For most of my life I’ve struggled with this and have been trying to find a way to understand and fix it, and remove what I see as the biggest hurdle to doing what I want and being happy in my life. When I’m asked about why I didn’t do something or finish something on time, more often than not I’m pressed to create a reason to mask my lack of motivation for external items; other priorities, personal crisis, conflicting meetings, traffic, and other commonly accepted excuses. However, I think I’ve finally arrived at an understanding that’s helped me move forward.
Why am I lazy?
Being able to motivate yourself to do work just to get it done is something I’ve marveled at but never had for most of my life. But being unwillingly distracted for hours on end in a Wikipedia rabbit hole to learn about the history of the Jolly Rogers Missile Unit – that is something I’m used to. Why? Because doing something I don’t want to do is annoying work, and doing something I wouldn’t mind doing is fun work. Positive catharsis vs negative; I’d rather feel good with what I’m doing than feel bad.
Though it’s often assumed that laziness is the unwillingness to work, I find it’s more the unwillingness to do work you’d rather not do. ‘Lazy’ people are more than happy to spend hours working to set up a game of capture the flag or figuring out how NOT to do the work that they need to do. But ask them to spend 30 minutes performing uninteresting external work (like data entry for a pointless project) and they’re completely unwilling and would rather find a way to get out of it. Why is that?
For myself I believe it’s because I don’t see the point. I’m not motivated to execute or even start on something because I can’t fully recognize the satisfaction or personal reward in doing it. I must be crazy to not be able to be able to sit and read then enter data into an excel spreadsheet, and get paid to do it, right? As it was my job, it shouldn’t have mattered, as it’s one of the main external drives that governs our lives – but that doesn’t mean it became any easier.
What effects this?
I’ve found there’s a few factors that play into my ability to get something done. Do I know how to start or complete the task? Do I feel anxious or stressed about even thinking about it? Do I really care about the result, and if I do it well vs. just get it done vs. wait for it to blow up?
Do I care. That’s where I end up when trying to motivate myself. Do I care now? Even if it’s something I know rationally will benefit me in the future, or makes the most sense to do, like call a relative to keep in touch, or check a marketing presentation before I submit it for review. Conceptually I know the rational arguments, but when it comes down to motivating myself to start I may be stuck in place and unable to move.
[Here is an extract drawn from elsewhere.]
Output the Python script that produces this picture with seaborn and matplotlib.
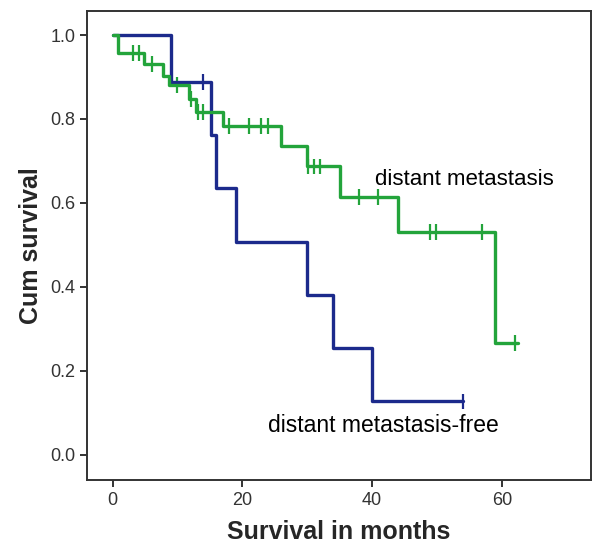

It’s not just lack of motivation, but the anxiety feedback loop created out of it that becomes a concern. I can’t be motivated, but know I should be, which makes me anxious, which impairs focus and ability to actually work, which amplifies the net effect of not being able to do the work. I can plan every detail of what to do, but fail at implementing and just stare at the plan like a deer in the headlights.
It doesn’t feel good, but it’s not something you can’t get out of. Not only is there a way out, but there’s a way to use that auto-determination of relevance and priorities for yourself!
They say lazy people end up figuring out how to improve things more than others. This makes sense intuitively – instead of doing work I’m going to figure out a way to not do the work. But that only happens when you don’t want to do the work at all. Instead imagine you want to get the same work done, but just don’t want to put the time in to do it how ‘you’re supposed to.’ When you’re lazy but still want to get something done, that’s where you become an optimizer.